One of the main problems that both vendor and user need to address, he said, is ‘empty’ and ‘useless’ portals, which organizations are not using to their full potential.

"The portal can often be viewed as a glorified intranet, businesses are not making use of things like process automation capabilities; they’re simply using the menial applications that don’t really contribute to an organization," Brand said.

He said no one out there is tackling the ‘useless’ portal problem, although Plumtree has probably been the most active in highlighting and addressing the problem and Plumtree's vice president of product marketing and management Glenn Kelman has it in his sights.

Kelman said it's strange, in the Asia-Pacific region, that you have to bust your butt to make clear to customers the importance of knowing what they want from a portal. "A lot of the time they’ve simply read about it in a magazine and decided to initiate a project," he said.

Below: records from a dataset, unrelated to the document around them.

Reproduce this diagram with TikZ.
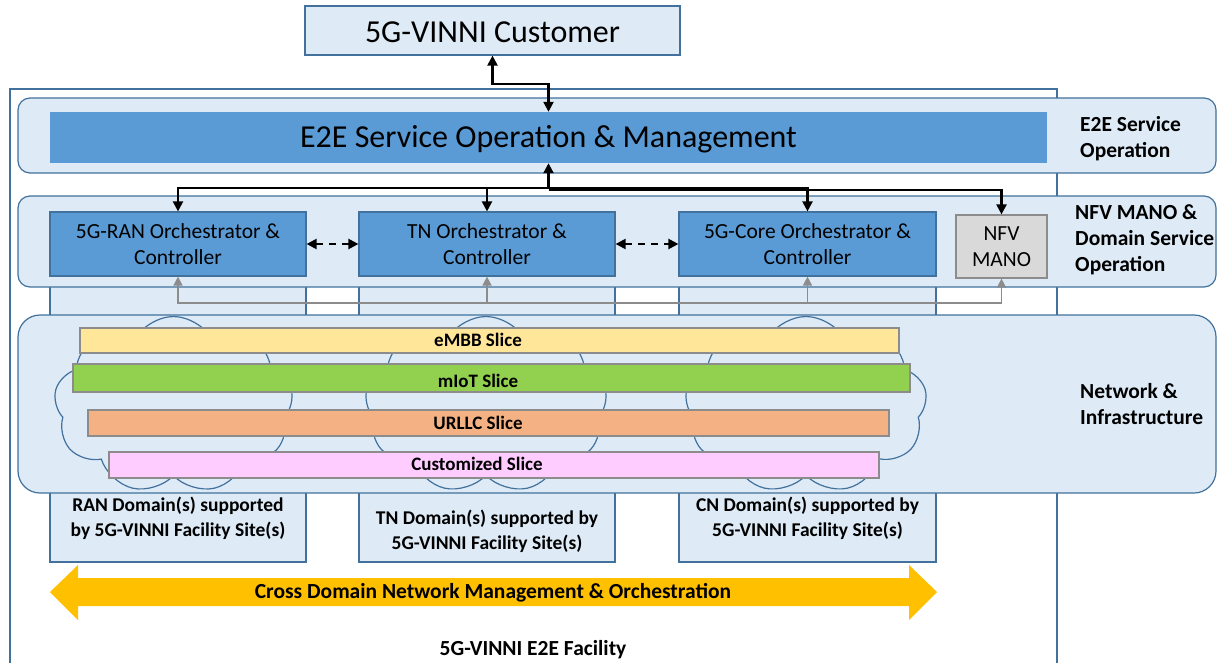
\documentclass[tikz,border=0pt]{standalone}
\usepackage{fontspec}
\setmainfont{Carlito}
\usetikzlibrary{arrows.meta,shapes.symbols,calc}
\definecolor{lb}{HTML}{DEEBF7}
\definecolor{bd}{HTML}{41719C}
\definecolor{db}{HTML}{5B9BD5}
\definecolor{nfvgray}{HTML}{D9D9D9}
\definecolor{gline}{HTML}{8C8C8C}
\definecolor{cembb}{HTML}{FFE699}
\definecolor{cmiot}{HTML}{92D050}
\definecolor{curllc}{HTML}{F4B183}
\definecolor{ccust}{HTML}{FFCCFF}
\definecolor{cyel}{HTML}{FFC000}
\newcommand\fsz[2]{\fontsize{#1}{#2}\selectfont}
\begin{document}
\begin{tikzpicture}[x=1pt,y=-1pt,
  >={Triangle[length=10pt,width=10pt]},
  lbox/.style={draw=bd,fill=lb,line width=1.2pt,inner sep=0pt},
  layer/.style={draw=bd,fill=lb,line width=1.2pt,inner sep=0pt},
  orch/.style={draw=bd,fill=db,line width=1.2pt,inner sep=0pt,align=center,font=\fsz{21.5}{26}},
  slicebox/.style={draw=gline,line width=1.5pt,inner sep=0pt},
  slicetxt/.style={font=\fsz{19}{22}\bfseries,inner sep=0pt},
  sidetxt/.style={font=\fsz{21.5}{26}\bfseries,align=left,anchor=west,inner sep=0pt},
  domtxt/.style={font=\fsz{19.5}{25}\bfseries,align=center,inner sep=0pt},
  cloudy/.style={cloud,cloud puffs=9,cloud puff arc=120,cloud ignores aspect,draw=bd,fill=lb,line width=1.2pt,inner sep=0pt},
  blk/.style={line width=2.2pt,black},
  garr/.style={line width=1.6pt,gline,>={Triangle[length=9pt,width=9pt]}}]
\useasboundingbox (0,0) rectangle (1217,662);
\fill[white] (0,0) rectangle (1217,662);
% outer facility frame
\draw[bd,line width=1.2pt] (10,89) rectangle (1057,680);
% customer
\node[lbox,minimum width=375pt,minimum height=49pt] (cust) at (492.5,30.5) {};
\node[font=\fsz{32}{36},inner sep=0pt] (custtxt) at (492.5,32) {5G-VINNI Customer};
% E2E layer
\node[layer,rounded corners=12pt,minimum width=1198pt,minimum height=75pt] (l1) at (617,135.5) {};
\node[fill=db,inner sep=0pt,minimum width=997pt,minimum height=51pt] (bar) at (548.5,137.5) {};
\node[font=\fsz{32}{36},inner sep=0pt] (bartxt) at (548.5,139.5) {E2E Service Operation \& Management};
% domain columns
\node[lbox,minimum width=256pt,minimum height=312pt] (rancol) at (178,406) {};
\node[lbox,minimum width=256pt,minimum height=312pt] (tncol) at (487,406) {};
\node[lbox,minimum width=257pt,minimum height=312pt] (cncol) at (807.5,406) {};
% NFV layer
\node[layer,rounded corners=12pt,minimum width=1198pt,minimum height=91pt] (l2) at (617,241.5) {};
\node[orch,minimum width=256pt,minimum height=64pt] (ran) at (178,244) {5G-RAN Orchestrator \&\\Controller};
\node[orch,minimum width=256pt,minimum height=64pt] (tn) at (487,244) {TN Orchestrator \&\\Controller};
\node[orch,minimum width=257pt,minimum height=64pt] (core) at (807.5,244) {5G-Core Orchestrator \&\\Controller};
\node[orch,draw=gline,fill=nfvgray,minimum width=91pt,minimum height=63pt] (nfv) at (1001.5,246.5) {NFV\\MANO};
% network layer
\node[layer,rounded corners=22pt,minimum width=1198pt,minimum height=178pt] (l3) at (617,404) {};
\node[cloudy,minimum width=239pt,minimum height=177pt] (cl1) at (173.5,405) {};
\node[cloudy,minimum width=242pt,minimum height=177pt] (cl2) at (486,405) {};
\node[cloudy,minimum width=242pt,minimum height=177pt] (cl3) at (806,405) {};
% slices
\node[slicebox,fill=cembb,minimum width=819pt,minimum height=25pt] (embb) at (489.5,340.5) {};
\node[slicebox,fill=cmiot,minimum width=837pt,minimum height=28pt] (miot) at (491.5,378) {};
\node[slicebox,fill=curllc,minimum width=801pt,minimum height=26pt] (urllc) at (488.5,423) {};
\node[slicebox,fill=ccust,minimum width=770pt,minimum height=26pt] (custs) at (494,465) {};
\node[slicetxt] (tembb) at (478,339.5) {eMBB Slice};
\node[slicetxt] (tmiot) at (478,380.5) {mIoT Slice};
\node[slicetxt] (turllc) at (478,423) {URLLC Slice};
\node[slicetxt] (tcusts) at (477,464) {Customized Slice};
% domain labels
\node[domtxt] (dran) at (178,518) {RAN Domain(s) supported\\by 5G-VINNI Facility Site(s)};
\node[domtxt] (dtn) at (487,531.5) {TN Domain(s) supported by\\5G-VINNI Facility Site(s)};
\node[domtxt] (dcn) at (807.5,518) {CN Domain(s) supported by\\5G-VINNI Facility Site(s)};
% side labels
\node[sidetxt] (s1) at (1080,139) {E2E Service\\Operation};
\node[sidetxt] (s2) at (1075,240) {NFV MANO \&\\Domain Service\\Operation};
\node[sidetxt] (s3) at (1080,404) {Network \&\\Infrastructure};
% black arrows
\draw[blk,<->] (cust.south) |- ($(bar.north)+(0,-28)$) -- (bar.north);
\coordinate (hub) at (548.5,188);
\coordinate (hub2) at (548.5,190);
\draw[blk,<-] (bar.south) -- (hub);
\draw[blk,->] (hub) -| (ran.north);
\draw[blk,->] (hub) -| (tn.north);
\draw[blk,->] (hub) -| (core.north);
\draw[blk,->] (hub2) -| (nfv.north);
\draw[blk,<->,dash pattern=on 7pt off 6pt] (ran.east) -- (tn.west);
\draw[blk,<->,dash pattern=on 7pt off 6pt] (tn.east) -- (core.west);
% gray arrows
\coordinate (gl) at (0,303);
\draw[garr,<->] (nfv.south) |- (gl -| ran.south) -- (ran.south);
\draw[garr,->] (gl -| tn.south) -- (tn.south);
\draw[garr,->] (gl -| core.south) -- (core.south);
% cross-domain double arrow
\fill[cyel] (50,592) -- (78,565) -- (78,578) -- (909,578) -- (909,565) -- (937,592) -- (909,620) -- (909,606) -- (78,606) -- (78,620) -- cycle;
\node[font=\fsz{21.5}{26}\bfseries,inner sep=0pt] (cross) at (493,593) {Cross Domain Network Management \& Orchestration};
\node[font=\fsz{21.5}{26}\bfseries,inner sep=0pt] (fac) at (533,650) {5G-VINNI E2E Facility};
\end{tikzpicture}
\end{document}
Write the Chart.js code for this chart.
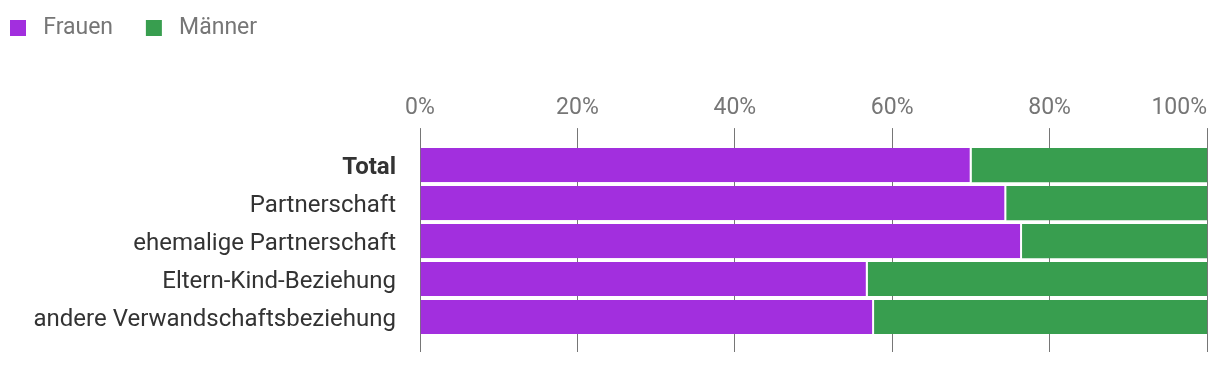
<!DOCTYPE html>
<html lang="de">
<head>
<meta charset="utf-8">
<script src="https://cdn.jsdelivr.net/npm/chart.js@4.4.1/dist/chart.umd.min.js"></script>
<style>
    html, body { margin: 0; padding: 0; background: #fff; }
    #wrap { width: 1220px; height: 366px; position: relative; }
</style>
</head>
<body>
<div id="wrap"><canvas id="chart"></canvas></div>
<script>
const kategorien = ["Total", "Partnerschaft", "ehemalige Partnerschaft", "Eltern-Kind-Beziehung", "andere Verwandschaftsbeziehung"];
const serien = ["Frauen", "Männer"];
const frauen = [70.1, 74.5, 76.5, 56.9, 57.7];
const maenner = [29.9, 25.5, 23.5, 43.1, 42.3];
const tickWerte = [0, 20, 40, 60, 80, 100];

const grau = "#767676";
const schrift = 23;

Chart.defaults.font.family = "Roboto";

// Legende nach unten strecken, damit Platz bis zur Achse bleibt
const legendeAbstand = {
    id: "legendeAbstand",
    beforeInit(chart) {
        const fit = chart.legend.fit;
        chart.legend.fit = function () {
            fit.bind(chart.legend)();
            this.height += 39;
        };
    }
};

// letzte Achsenbeschriftung rechtsbündig, damit sie nicht abgeschnitten wird
const letzteMarke = {
    id: "letzteMarke",
    afterDraw(chart) {
        const s = chart.scales.x;
        const ctx = chart.ctx;
        const v = tickWerte[tickWerte.length - 1];
        ctx.save();
        ctx.font = schrift + "px Roboto";
        ctx.fillStyle = grau;
        ctx.textAlign = "right";
        ctx.textBaseline = "middle";
        ctx.fillText(v + "%", s.getPixelForValue(v), s.bottom - 18 - 6 - schrift * 1.2 / 2);
        ctx.restore();
    }
};

const setzeTicks = s => { s.ticks = tickWerte.map(v => ({ value: v })); };

new Chart(document.getElementById("chart"), {
    type: "bar",
    data: {
        labels: kategorien,
        datasets: [
            {
                label: serien[0],
                data: frauen,
                backgroundColor: "#a22fde",
                borderColor: "#ffffff",
                borderWidth: { left: 0, right: 2, top: 0, bottom: 0 },
                borderSkipped: false
            },
            {
                label: serien[1],
                data: maenner,
                backgroundColor: "#389e4f",
                borderWidth: 0
            }
        ]
    },
    options: {
        indexAxis: "y",
        responsive: true,
        maintainAspectRatio: false,
        animation: false,
        datasets: { bar: { categoryPercentage: 1, barPercentage: 0.9 } },
        layout: { padding: { top: 6.5, left: 0, right: 13, bottom: 14 } },
        scales: {
            x: {
                position: "top",
                stacked: true,
                min: 0,
                max: 100,
                afterBuildTicks: setzeTicks,
                grid: { color: grau, lineWidth: 1, tickLength: 18 },
                border: { display: false },
                ticks: {
                    padding: 6,
                    color: grau,
                    font: { size: schrift },
                    maxRotation: 0,
                    autoSkip: false,
                    callback: v => v === 100 ? "" : v + "%"
                }
            },
            x2: {
                position: "bottom",
                min: 0,
                max: 100,
                afterBuildTicks: setzeTicks,
                grid: { color: grau, lineWidth: 1, tickLength: 16, drawOnChartArea: false },
                border: { display: false },
                ticks: { display: false }
            },
            y: {
                stacked: true,
                grid: { display: false, drawTicks: false },
                border: { display: false },
                ticks: {
                    padding: 24,
                    labelOffset: 3,
                    color: "#333333",
                    font: c => ({ size: 24, weight: c.index === 0 ? "bold" : "normal" })
                },
                afterFit: s => {
                    s.width = 420;
                    s.paddingTop = 0;
                    s.paddingBottom = 0;
                }
            }
        },
        plugins: {
            tooltip: { enabled: false },
            legend: {
                position: "top",
                align: "start",
                labels: {
                    boxWidth: 16,
                    boxHeight: 16,
                    padding: 10,
                    color: grau,
                    font: { size: schrift },
                    generateLabels: chart => Chart.defaults.plugins.legend.labels.generateLabels(chart).map(l =>
                        Object.assign(l, { text: " " + l.text + "    ", lineWidth: 0, strokeStyle: "rgba(0,0,0,0)" }))
                }
            }
        }
    },
    plugins: [legendeAbstand, letzteMarke]
});
</script>
</body>
</html>
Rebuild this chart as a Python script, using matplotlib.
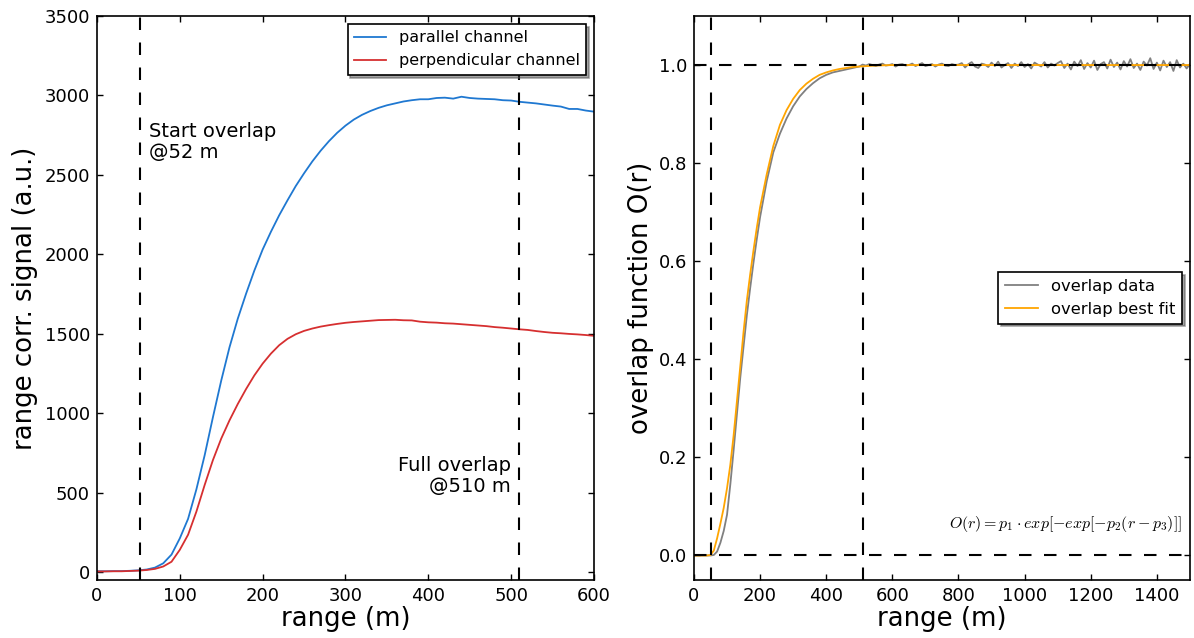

"At Plumtree, we try to be much more deliberate about building a business case, and talk to our customers about filling their portals with real applications, which deliver value to the customer."

Plumtree’s latest initiative has been to work together with Australian-based consulting company Collaborative Technologies, to release Web Applications Catalog as part of its Governance Solution.

Available now, the solutions are part of a new services offering based on Plumtree Content Server for documenting and governing the creation of Web applications throughout the enterprise.

With the Applications Catalog, organisations can establish processes for creating new applications, and help people to find any Web application registered in the Catalog, which is open to any application in the enterprise, regardless of whether it is powered by Plumtree’s Enterprise Web Suite or by competing technologies.

Rio Tinto has already deployed an early version of the Catalog to manage the applications, portlets and content available across its worldwide enterprise Web deployment.

"We needed a process for documenting what all these applications do, how they work and who is responsible for their maintenance," Rio Tinto leader for customer alignment for intranet development Nick Fouche said.